**Collected data:**
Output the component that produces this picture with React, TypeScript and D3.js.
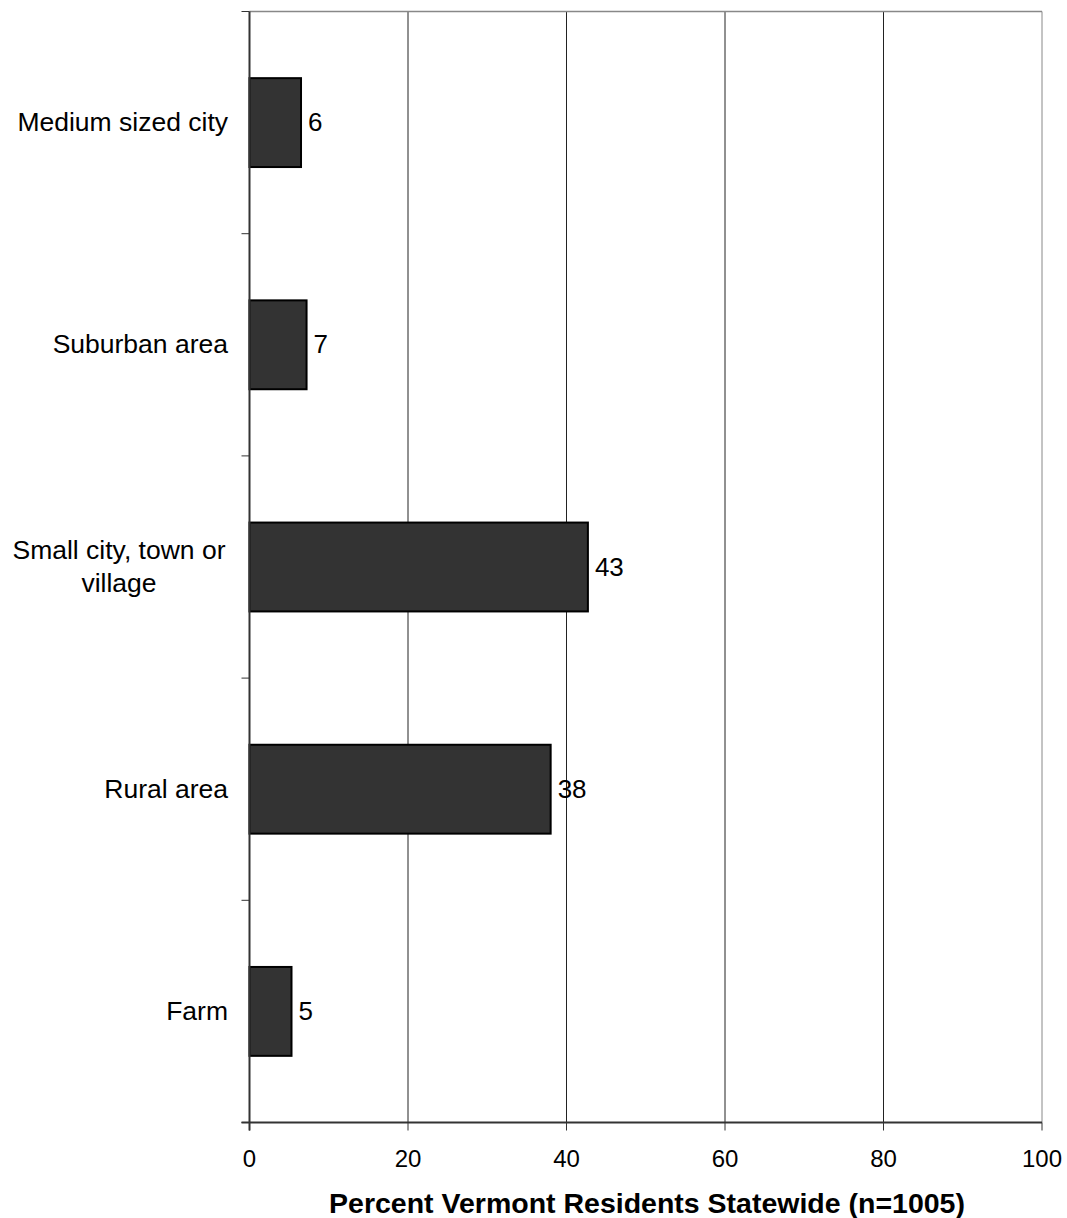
import React from "react";
import * as d3 from "d3";

const categories = ["Medium sized city", "Suburban area", "Small city, town or village", "Rural area", "Farm"];
const values = [6.5, 7.2, 42.7, 38.0, 5.3];
const labels = ["6", "7", "43", "38", "5"];
const xTicks = [0, 20, 40, 60, 80, 100];
const categoryLines: string[][] = [["Medium sized city"], ["Suburban area"], ["Small city, town or", "village"], ["Rural area"], ["Farm"]];

export default function App() {
  const W = 1067, H = 1218;
  const left = 249.5, right = 1042, top = 11.5, bottom = 1122.5;
  const x = d3.scaleLinear().domain([0, 100]).range([left, right]);
  const y = d3.scaleBand<string>().domain(categories).range([top, bottom]).paddingInner(0.6).paddingOuter(0.3);
  const bandStep = (bottom - top) / categories.length;
  const font = "Arial, 'Liberation Sans', sans-serif";
  return (
    <svg width={W} height={H} style={{ position: "absolute", left: 0, top: 0, background: "#fff" }} fontFamily={font}>
      {/* gridlines */}
      {xTicks.slice(1).map((t) => (
        <line key={"g" + t} x1={x(t)} x2={x(t)} y1={top} y2={bottom} stroke={t === 100 ? "#888" : "#222"} strokeWidth={1} />
      ))}
      <line x1={left} x2={right} y1={top} y2={top} stroke="#888" strokeWidth={1.5} />
      {/* bars */}
      {categories.map((c, i) => (
        <g key={c}>
          <rect x={x(0)} y={y(c)!} width={x(values[i]) - x(0)} height={y.bandwidth()} fill="#333333" stroke="#000" strokeWidth={2} />
          <text x={x(values[i]) + 7} y={y(c)! + y.bandwidth() / 2 + 8.5} fontSize={26} fill="#000">{labels[i]}</text>
        </g>
      ))}
      {/* y axis */}
      <line x1={left} x2={left} y1={top} y2={bottom + 8} stroke="#333" strokeWidth={2} />
      {d3.range(categories.length + 1).map((i) => (
        <line key={"yt" + i} x1={left - 8} x2={left} y1={top + i * bandStep} y2={top + i * bandStep} stroke="#333" strokeWidth={1} />
      ))}
      {/* x axis */}
      <line x1={left - 8} x2={right} y1={bottom} y2={bottom} stroke="#333" strokeWidth={2} />
      {xTicks.map((t) => (
        <g key={"xt" + t}>
          <line x1={x(t)} x2={x(t)} y1={bottom} y2={bottom + 8} stroke="#333" strokeWidth={1} />
          <text x={x(t)} y={1166.5} textAnchor="middle" fontSize={24} fill="#000">{t}</text>
        </g>
      ))}
      {/* category labels */}
      {categories.map((c, i) => {
        const lines = categoryLines[i];
        const cy = y(c)! + y.bandwidth() / 2;
        if (lines.length === 1) {
          return <text key={"cl" + c} x={228} y={cy + 8.5} textAnchor="end" fontSize={26.5} fill="#000">{lines[0]}</text>;
        }
        return (
          <text key={"cl" + c} textAnchor="middle" fontSize={26.5} fill="#000">
            {lines.map((l, j) => (
              <tspan key={j} x={119} y={cy - 8.5 + j * 33.5}>{l}</tspan>
            ))}
          </text>
        );
      })}
      <text x={647} y={1213} textAnchor="middle" fontSize={28.5} fontWeight="bold" fill="#000">Percent Vermont Residents Statewide (n=1005)</text>
    </svg>
  );
}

**Work to be completed:** Return the whole listing, word for word, and leave out every picture.

**Solution below:**
Output the component that produces this picture with React, TypeScript and D3.js.
import React from "react";
import * as d3 from "d3";

const categories = ["Medium sized city", "Suburban area", "Small city, town or village", "Rural area", "Farm"];
const values = [6.5, 7.2, 42.7, 38.0, 5.3];
const labels = ["6", "7", "43", "38", "5"];
const xTicks = [0, 20, 40, 60, 80, 100];
const categoryLines: string[][] = [["Medium sized city"], ["Suburban area"], ["Small city, town or", "village"], ["Rural area"], ["Farm"]];

export default function App() {
  const W = 1067, H = 1218;
  const left = 249.5, right = 1042, top = 11.5, bottom = 1122.5;
  const x = d3.scaleLinear().domain([0, 100]).range([left, right]);
  const y = d3.scaleBand<string>().domain(categories).range([top, bottom]).paddingInner(0.6).paddingOuter(0.3);
  const bandStep = (bottom - top) / categories.length;
  const font = "Arial, 'Liberation Sans', sans-serif";
  return (
    <svg width={W} height={H} style={{ position: "absolute", left: 0, top: 0, background: "#fff" }} fontFamily={font}>
      {/* gridlines */}
      {xTicks.slice(1).map((t) => (
        <line key={"g" + t} x1={x(t)} x2={x(t)} y1={top} y2={bottom} stroke={t === 100 ? "#888" : "#222"} strokeWidth={1} />
      ))}
      <line x1={left} x2={right} y1={top} y2={top} stroke="#888" strokeWidth={1.5} />
      {/* bars */}
      {categories.map((c, i) => (
        <g key={c}>
          <rect x={x(0)} y={y(c)!} width={x(values[i]) - x(0)} height={y.bandwidth()} fill="#333333" stroke="#000" strokeWidth={2} />
          <text x={x(values[i]) + 7} y={y(c)! + y.bandwidth() / 2 + 8.5} fontSize={26} fill="#000">{labels[i]}</text>
        </g>
      ))}
      {/* y axis */}
      <line x1={left} x2={left} y1={top} y2={bottom + 8} stroke="#333" strokeWidth={2} />
      {d3.range(categories.length + 1).map((i) => (
        <line key={"yt" + i} x1={left - 8} x2={left} y1={top + i * bandStep} y2={top + i * bandStep} stroke="#333" strokeWidth={1} />
      ))}
      {/* x axis */}
      <line x1={left - 8} x2={right} y1={bottom} y2={bottom} stroke="#333" strokeWidth={2} />
      {xTicks.map((t) => (
        <g key={"xt" + t}>
          <line x1={x(t)} x2={x(t)} y1={bottom} y2={bottom + 8} stroke="#333" strokeWidth={1} />
          <text x={x(t)} y={1166.5} textAnchor="middle" fontSize={24} fill="#000">{t}</text>
        </g>
      ))}
      {/* category labels */}
      {categories.map((c, i) => {
        const lines = categoryLines[i];
        const cy = y(c)! + y.bandwidth() / 2;
        if (lines.length === 1) {
          return <text key={"cl" + c} x={228} y={cy + 8.5} textAnchor="end" fontSize={26.5} fill="#000">{lines[0]}</text>;
        }
        return (
          <text key={"cl" + c} textAnchor="middle" fontSize={26.5} fill="#000">
            {lines.map((l, j) => (
              <tspan key={j} x={119} y={cy - 8.5 + j * 33.5}>{l}</tspan>
            ))}
          </text>
        );
      })}
      <text x={647} y={1213} textAnchor="middle" fontSize={28.5} fontWeight="bold" fill="#000">Percent Vermont Residents Statewide (n=1005)</text>
    </svg>
  );
}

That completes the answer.